Eis o artigo.
No salão verde do Congresso, no domingo à noite, o queixo da mulher de Eduardo Cunha, Claudia Cruz, treme. Ladeada pela filha, a bela e loira Bárbara, a ex-apresentadora da TV Globo chora e sorri ao mesmo tempo, de nervosismo e êxtase. Seu marido ganhara a queda-de-braço com o governo e se tornara o presidente da Câmara dos Deputados.
– Por que a senhora está tão emocionada?, pergunto.
– Ah, são tantas décadas… É praticamente uma vida inteira em comum.
A poucos metros dali, o pastor Everaldo, aquele ex-candidato à presidência da República que disse que “casamento é entre homem e mulher”, também comemorava a eleição do colega fundamentalista (Everaldo é da Assembleia de Deus; Cunha é da Sara Nossa Terra).
– Agora ele e a presidente têm que se entender, pelo bem do Brasil. Mas Dilma precisa ver que o Congresso não é um bando de empregados dela, que ela trata como se fosse criancinha de escola. É um poder independente.
Encontro Arlindo Chinaglia, o candidato derrotado do governo na disputa. Ele parece atônito. Pergunto, de supetão:
– Mas como é que se governa assim?
Arlindo encolhe os ombros e vira as palmas das mãos para cima, naquele conhecido gesto de “e eu sei lá?” Insisto mais um pouco:
– Teve gente dizendo que o Lula também perdeu eleições para a presidência da Câmara. Mas esse caso me parece diferente. Eduardo Cunha é inimigo declarado de Dilma e a recíproca é verdadeira.

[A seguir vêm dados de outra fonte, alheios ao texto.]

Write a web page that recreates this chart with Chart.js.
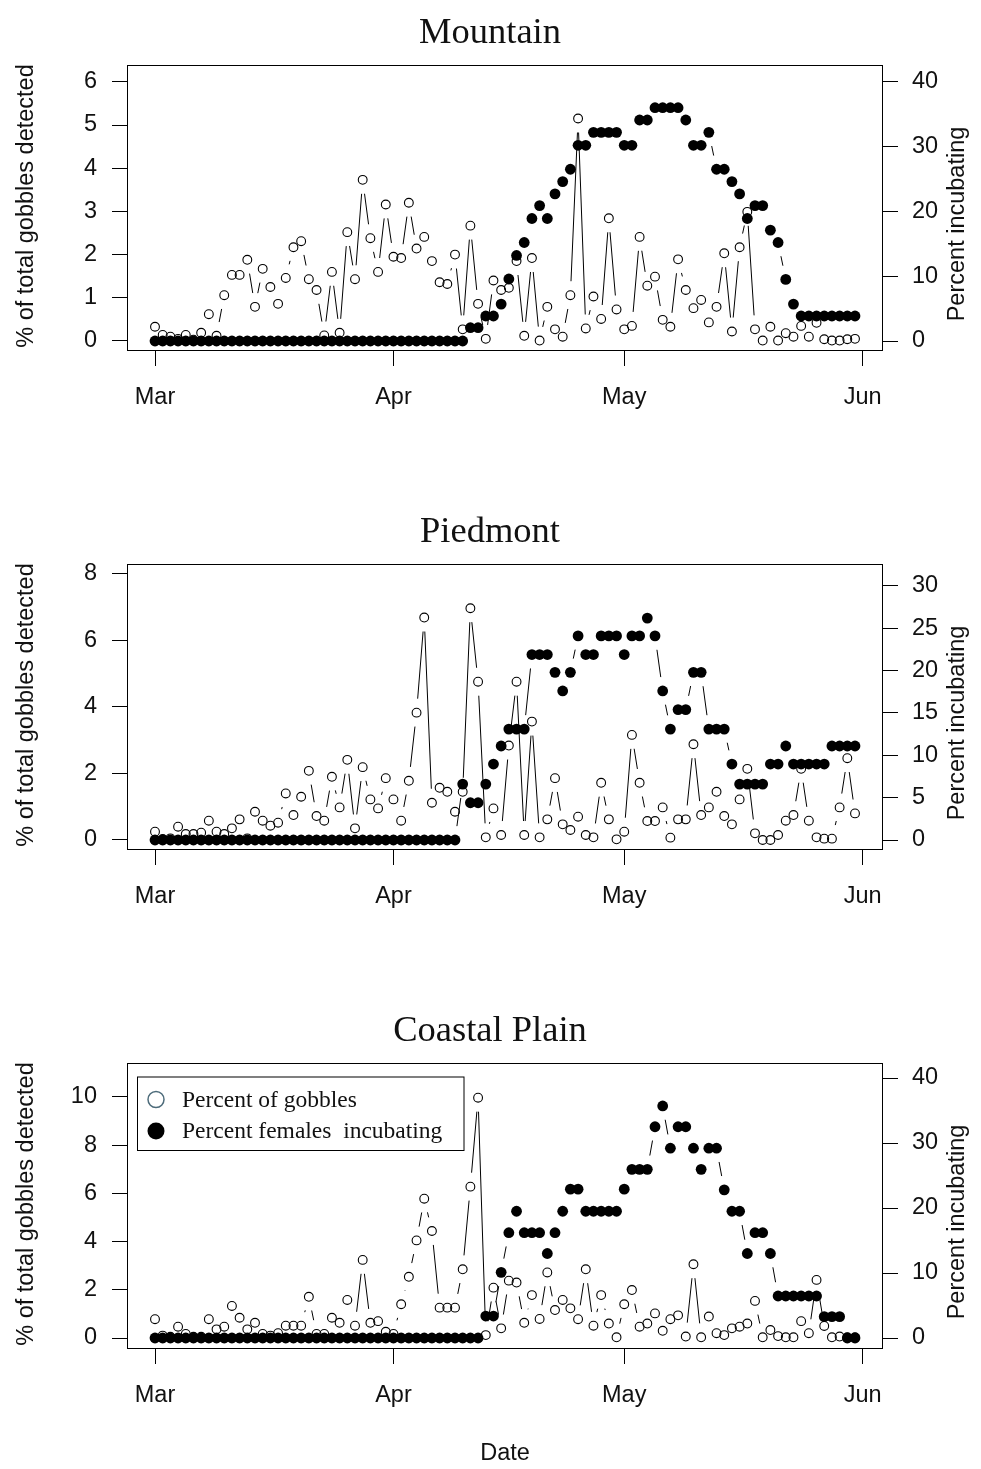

Arlindo tenta dizer que não é bem assim:
– Olha, essa versão… No contato pessoal com a presidenta, ele sempre foi… sempre foi… sempre foi… Como eu diria? Qual é mesmo o termo? (Olha para os lados em busca de socorro dos assessores.) Ele sempre foi mais gentil, até, do que eu. E a função, como presidente da Câmara, é outra. Não é o mesmo que ser líder do PMDB, ele agora tem o dever da imparcialidade.
De outros petistas, ouvi após a eleição a seguinte frase:
– Que merda!
Obviamente, o pior aconteceu. A situação já não estava boa para o governo Dilma neste segundo mandato e a eleição de um inimigo da presidenta para o comando da Câmara não ajuda em nada, muito pelo contrário. O que vai acontecer nos próximos meses? Imaginem-me fazendo neste momento o mesmo gesto de Arlindo Chinaglia.

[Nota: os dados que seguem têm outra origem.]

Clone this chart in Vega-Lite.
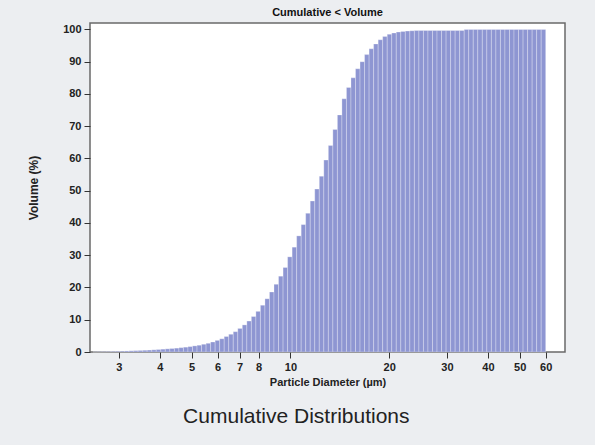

Os cálculos de Dilma e do PT me escapam. Se era para sofrer essa derrota acachapante na Câmara, para que tantas concessões à direita na montagem do ministério? Se o PT apoiou Renan Calheiros para a presidência do Senado, por que não agiu igual com Cunha, já que sua vitória era inevitável? Se não queria de jeito nenhum a eleição de Cunha, por que o governo não tentou atrair deputados com promessas, já que as fará do mesmo jeito? Sabe-se que Renanaconselhou Dilma a compor com Cunha, conselho que ela não seguiu antes da derrota, mas que seguirá após a derrota. Ou seja, não restará opção à presidenta a não ser ceder ao inimigo. “Ceder”, vocês sabem: dar cargos a ele e seus aliados – e isso sem nenhuma garantia de que ele colocará os temas que interessam ao governo na pauta. Bye, bye, regulação econômica da mídia…
Não é só Chinaglia, estamos todos atônitos. Que governabilidade é essa que se constrói cercando-se de inimigos nos ministérios e no Congresso? Me parece bizarro. Quem garante que estes “aliados” não serão capazes de tentar derrubar Dilma em vez de “garantir a governabilidade”? Ainda no domingo, a pergunta que os jornalistas mais faziam a Cunha era:
– O senhor vai receber o pedido de impeachment da presidente?
Problemático quando se sabe que, ao acenar tanto à direita, o PT se desfez completamente do apoio da parcela da esquerda que apoiou Dilma durante a campanha. Quem defenderá a presidenta nas ruas se for preciso? E eu sei lá?
A sensação de que este governo vai repetir a mediocridade do segundo mandato de Fernando Henrique Cardoso, ao contrário de, como Lula, fazer um segundo mandato melhor que o primeiro, não me abandona. Oxalá eu esteja errada. Estamos em fevereiro ainda, mas a presença de Eduardo Cunha na presidência da Câmara me causa arrepios, sobretudo pela certeza de que tentará impor ao País os projetos conservadores tão de seu agrado como fundamentalista religioso – foi Cunha quem articulou a ida do pastor Marco Feliciano para a presidência da Comissão de Direitos Humanos, em 2011. Aposto como teremos péssimas surpresas nos próximos dias.
“Ah, Dilma ainda pode compor com ele”. E isso é uma boa notícia?